Indeed, both sensors should be well below 1µA each, but better check the extra components added and what is happening in the SoC. I think you should be able to keep sleep below 5µA and another 5µA for the data transmission, going for 2-3 years from a CR2032. 

Yeah 2-3 years that's a nice target usually reached with the nRF52, the CR2477 would be for a timely waking up listener or more extensive communication.

For my router nodes, there's no chance running them on batteries, as I allow the low power devices to sleep as long as they want, so the routers have to be listening full time ~ 10 mA. Low power and real time mesh is a real challenge, so now I stick with Home application where every corner is allowed a USB power supply for the surrounding low power nodes.

Since you are talking about router nodes, what is the maximum range you have?

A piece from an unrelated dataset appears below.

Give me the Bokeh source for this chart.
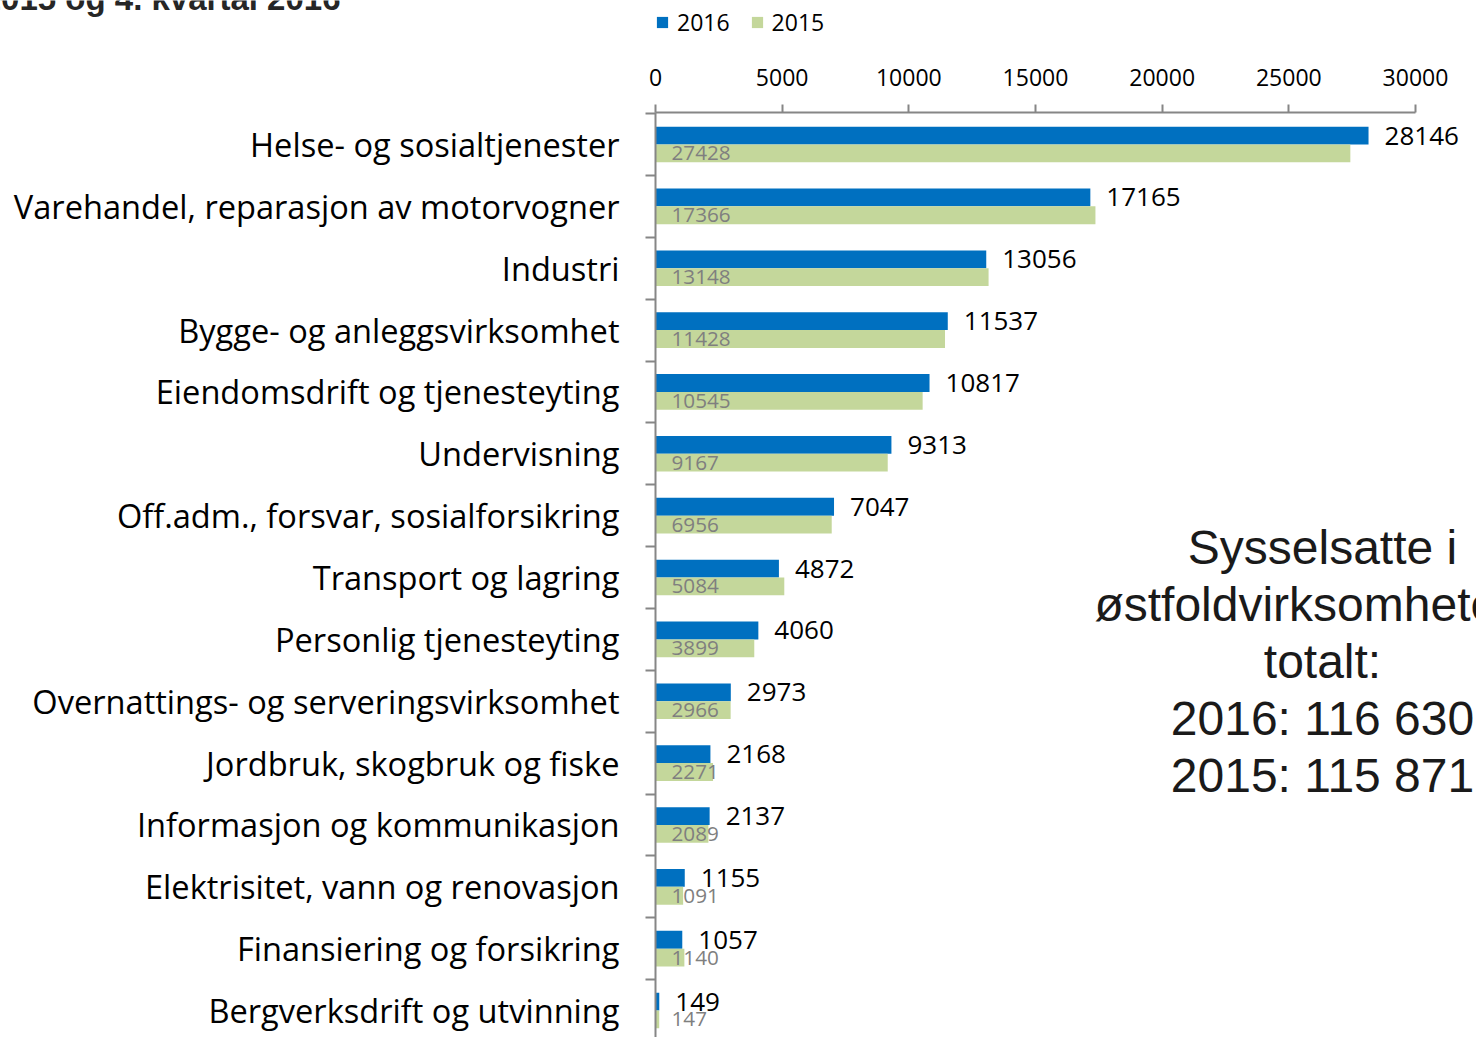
from bokeh.plotting import figure
from bokeh.layouts import column
from bokeh.models import Range1d, FixedTicker, Label, Legend, LegendItem, ColumnDataSource
from bokeh.transform import dodge
from bokeh.embed import file_html
from bokeh.resources import INLINE
from bokeh.core.properties import value

# ---------------- data ----------------
categories = [
    "Helse- og sosialtjenester",
    "Varehandel, reparasjon av motorvogner",
    "Industri",
    "Bygge- og anleggsvirksomhet",
    "Eiendomsdrift og tjenesteyting",
    "Undervisning",
    "Off.adm., forsvar, sosialforsikring",
    "Transport og lagring",
    "Personlig tjenesteyting",
    "Overnattings- og serveringsvirksomhet",
    "Jordbruk, skogbruk og fiske",
    "Informasjon og kommunikasjon",
    "Elektrisitet, vann og renovasjon",
    "Finansiering og forsikring",
    "Bergverksdrift og utvinning",
]
v2016 = [28146, 17165, 13056, 11537, 10817, 9313, 7047, 4872, 4060, 2973, 2168, 2137, 1155, 1057, 149]
v2015 = [27428, 17366, 13148, 11428, 10545, 9167, 6956, 5084, 3899, 2966, 2271, 2089, 1091, 1140, 147]
x_ticks = [0, 5000, 10000, 15000, 20000, 25000, 30000]
series = ["2016", "2015"]
title_text = "2015 og 4. kvartal 2016"
note_lines = ["Sysselsatte i", "østfoldvirksomhetene", "totalt:", "2016: 116 630", "2015: 115 871"]

# ---------------- layout ----------------
W, H = 1476, 1037
HEAD = 56                    # height of the strip holding legend + title
LEFT, TOP = 655, 112         # frame position on the page
PXU = 760 / 30000.0          # pixels per unit on x
BAND = 61.86                 # pixels per category
x_end = (W - LEFT) / PXU
y_top = -(144 - TOP) / BAND
y_bot = y_top + (H - TOP) / BAND

def xd(px):
    return (px - LEFT) / PXU

def yd(py):
    return y_top + (py - TOP) / BAND

BLUE = "#0070C0"
GREEN = "#C4D79B"
GREY = "#868686"
CAL = "Open Sans"

# ---------------- head strip: legend and clipped title ----------------
head = figure(width=W, height=HEAD, y_range=Range1d(HEAD, 0),
              output_backend="svg", toolbar_location=None,
              min_border_left=0, min_border_right=0, min_border_top=0, min_border_bottom=0)
can_unalign = "frame_align" in head.properties()
if can_unalign:
    head.frame_align = False
    X0 = 0          # head frame starts at the page's left edge
else:
    X0 = LEFT       # head frame aligned with the main chart's frame
head.x_range = Range1d(0, W - X0)
head.axis.visible = False
head.grid.visible = False
head.outline_line_color = None
# legend swatches only: one hidden row placed far outside the strip's range
swatch = ColumnDataSource(dict(y=[-1000], right=[1]))
g16 = head.hbar(y="y", right="right", left=0, height=1, source=swatch, fill_color=BLUE, line_color=None)
g15 = head.hbar(y="y", right="right", left=0, height=1, source=swatch, fill_color=GREEN, line_color=None)
legend = Legend(items=[LegendItem(label=series[0], renderers=[g16]),
                       LegendItem(label=series[1], renderers=[g15])],
                orientation="horizontal", location=(LEFT - X0, 18),
                padding=2, margin=0, spacing=20, label_standoff=8,
                glyph_width=14, glyph_height=14,
                border_line_color=None, background_fill_alpha=0,
                label_text_font=CAL, label_text_font_size="23px",
                label_text_color="#000000")
head.add_layout(legend)
head.add_layout(Label(x=340 - X0, y=-2, text=title_text, text_align="right",
                      text_baseline="alphabetic", text_font="Liberation Sans",
                      text_font_style="bold", text_font_size="33px", text_color="#262626"))

# ---------------- main chart ----------------
src = ColumnDataSource(dict(
    y=list(range(len(categories))),
    v2016=v2016, v2015=v2015,
    zero=[0] * len(categories),
    l2016=[str(v) for v in v2016],
    l2015=[str(v) for v in v2015],
))

p = figure(width=W, height=H - HEAD, x_range=Range1d(0, x_end), y_range=Range1d(y_bot, y_top),
           output_backend="svg", toolbar_location=None, x_axis_location="above",
           min_border_left=LEFT, min_border_top=TOP - HEAD, min_border_right=0, min_border_bottom=0)
if can_unalign:
    p.frame_align = False
p.outline_line_color = None
p.xgrid.visible = False
p.ygrid.visible = False

BH = 0.288
p.hbar(y=dodge("y", -BH / 2), height=BH, left=0, right="v2016", source=src,
       fill_color=BLUE, line_color=None)
p.hbar(y=dodge("y", BH / 2), height=BH, left=0, right="v2015", source=src,
       fill_color=GREEN, line_color=None)

p.text(x="v2016", y=dodge("y", -BH / 2), text="l2016", source=src, x_offset=16,
       text_baseline="middle", text_align="left", text_font=value(CAL),
       text_font_size="26px", text_color="#000000")
p.text(x="zero", y=dodge("y", BH / 2), text="l2015", source=src, x_offset=16,
       text_baseline="middle", text_align="left", text_font=value(CAL),
       text_font_size="20.7px", text_color="#7F7F7F")

# top x axis
xa = p.xaxis[0]
xa.ticker = FixedTicker(ticks=x_ticks)
xa.bounds = (0, 30000)
xa.axis_line_color = GREY
xa.axis_line_width = 2
xa.major_tick_out = 8
xa.major_tick_in = 0
xa.major_tick_line_color = GREY
xa.major_tick_line_width = 2
xa.minor_tick_out = 0
xa.minor_tick_in = 0
xa.major_label_text_font = CAL
xa.major_label_text_font_size = "23px"
xa.major_label_text_color = "#000000"
xa.major_label_standoff = 19

# left category axis
ya = p.yaxis[0]
ya.ticker = FixedTicker(ticks=list(range(len(categories))),
                        minor_ticks=[i - 0.5 for i in range(len(categories) + 1)])
ya.major_label_overrides = {i: c for i, c in enumerate(categories)}
ya.axis_line_color = GREY
ya.axis_line_width = 2
ya.major_tick_out = 0
ya.major_tick_in = 0
ya.minor_tick_out = 10
ya.minor_tick_in = 0
ya.minor_tick_line_color = GREY
ya.minor_tick_line_width = 2
ya.major_label_text_font = CAL
ya.major_label_text_font_size = "32.6px"
ya.major_label_text_color = "#000000"
ya.major_label_standoff = 26

# side note
for i, line in enumerate(note_lines):
    p.add_layout(Label(x=xd(1322), y=yd(547 + 57 * i), text=line, text_align="center",
                       text_baseline="alphabetic", text_font="Liberation Sans",
                       text_font_size="48px", text_color="#1A1A1A"))

page = column(head, p, spacing=0)
open("out.html", "w").write(file_html(page, INLINE))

I have two types of routers that can operate on the same mesh, one for long distances from my previous project #Home Smart Mesh  based on an STM32 and an nRF24 + PA + LNA, The metal shielded ones seen on the picture promise 2KM, I only tested them indoors and they could still send (1 msg out of 100) through x4 floors, I have no good unit for measure but e.g. 80% of messages through 2 ~ 3 walls.

The second type I stick with in this project is a much less powerful repeater (+4dB default nRF52 usb dongle), in favor of a much better design integration, inside a wall usb socket you would barely notice them. Another advantage is the RSSI only available since the nRF51 / nRF52 series, and I'd like to base the concept of this mesh on top of that, where every ~ 60 sec, every low power node sends one alive message, which acts like a trace-route, with every router appending the RSSI and tx power to the packet, the server thus can fully diagnose the mesh permanently from all redundantly received routes, also working on a webgl 3d viewer (preliminary version already shared on github) we'll see how that'll end up.

I have found some nRF51 + PA + LNA modules, I'm tempted to use them as another variation, but at the beginning I try to minimize the variations and get them better working first.